Daily Readings from the Works of Swami Venkatesananda


Bhagavad Gita - Song of God - Chapter 13: 2-4

September 14, 2023

™kṣetrajñaṁ cā ’pi māṁ viddhi sarvakṣetreṣu bhārata
kṣetrakṣetrajñayor jñānaṁ yat taj jñānaṁ mataṁ mama (XIII-2)
tat kṣetraṁ yac ca yādṛk ca yadvikāri yataś ca yat
sa ca yo yatprabhāvaś ca tat samāsena me śṛṇu  (XIII-3
ṛṣibhir bahudhā gītaṁ chandobhir vividhaiḥ pṛthak
brahmasūtrapadaiś cai ’va hetumadbhir viniścitaiḥ (XIII-4)

XIII/2. Do thou also know me as the knower of the field in all fields,
O Arjuna. Knowledge of both the field and the knower
of the field is considered by me to be true knowledge.

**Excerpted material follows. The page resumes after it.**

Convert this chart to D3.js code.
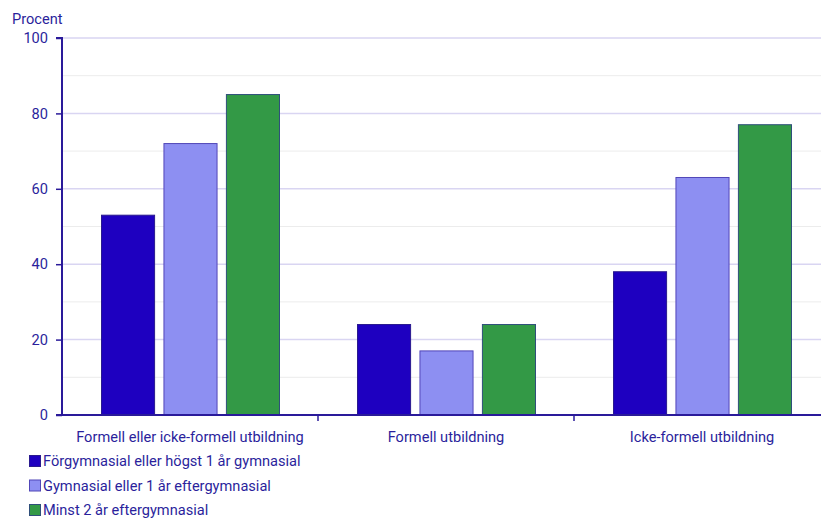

XIII/3. What the field is and of what nature, what its modifications
areand whence it is, and also who he is and what his powers
are– hear all that from me in brief.

XIII/4. Sages have sung in many ways, in various distinctive chants
and also in the suggestive words indicative of the absolute,
full of reasoning and decisive.

Swamiji's Commentary

     Please remember that God is the soul of all beings. He is the sole reality, the cosmic consciousness which, by virtue of its all-pervasiveness, is the substratum for the individualized consciousness, too, though its true nature is veiled by ignorance. Whether you take the whole universe as one entity, the macrocosm, and accept the Lord as the knower of this mighty field, or you believe that this universe is composed of millions upon millions of beings, each of them being an independent field, God is the knower of them (or it).

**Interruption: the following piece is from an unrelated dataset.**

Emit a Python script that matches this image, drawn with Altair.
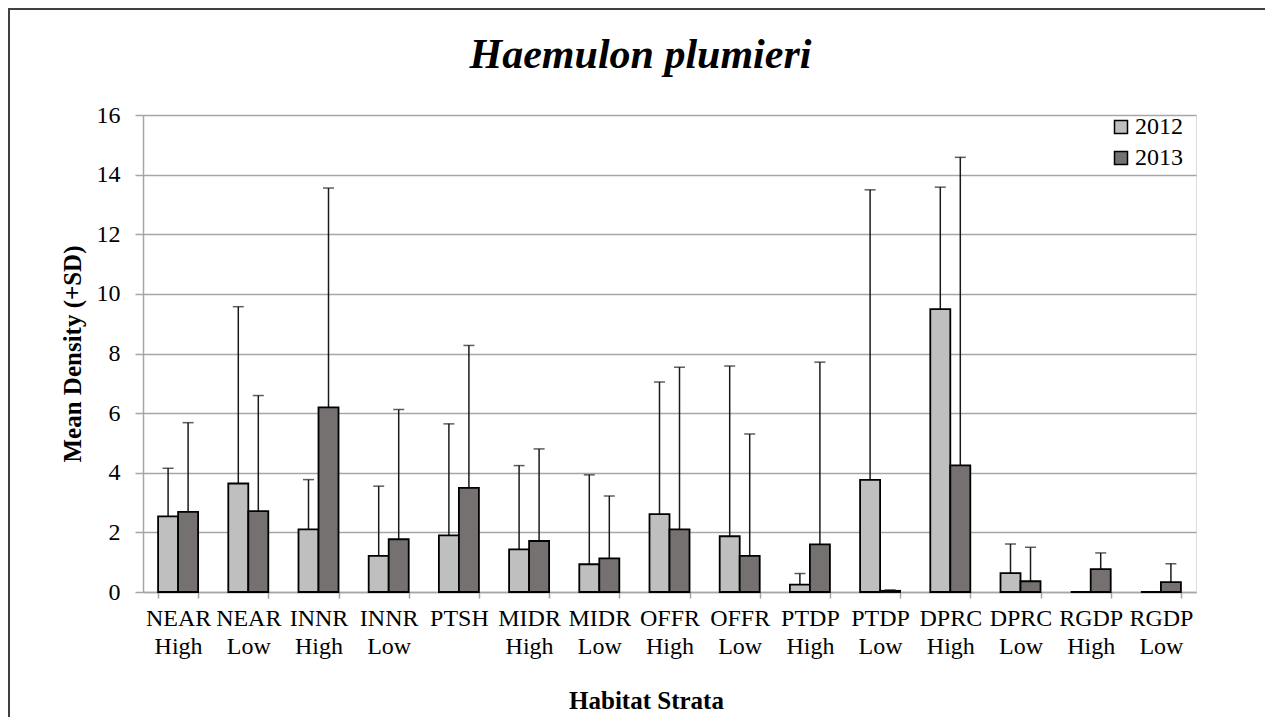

     Knowledge of exclusively either (the field or its knower) is incomplete; knowledge of both is true knowledge. As long as diversity is visible to our eyes and as long as the mind thinks in terms of diversity, it will be impossible for it to conceive of another reality; it cannot see what it sees as reality to be unreal. Therefore, the reality can only be established by ceaseless investigation. It is true that from the point of view of the absolute, this diversity does not exist as diversity; that is not because the absolute is ex-clusive of ‘all these’ but because it includes and transcends them. A knowledge of the absolute can be had, therefore, only by acquiring an integral knowledge of the matter and the spirit, and then transcending them by God’s grace. Hence the Īśāvāsya upaniṣad commands man to acquire a knowledge of both ‘knowledge and ignorance’. When he tries to understand matter, it is suddenly transformed into spirit and the veil is lifted.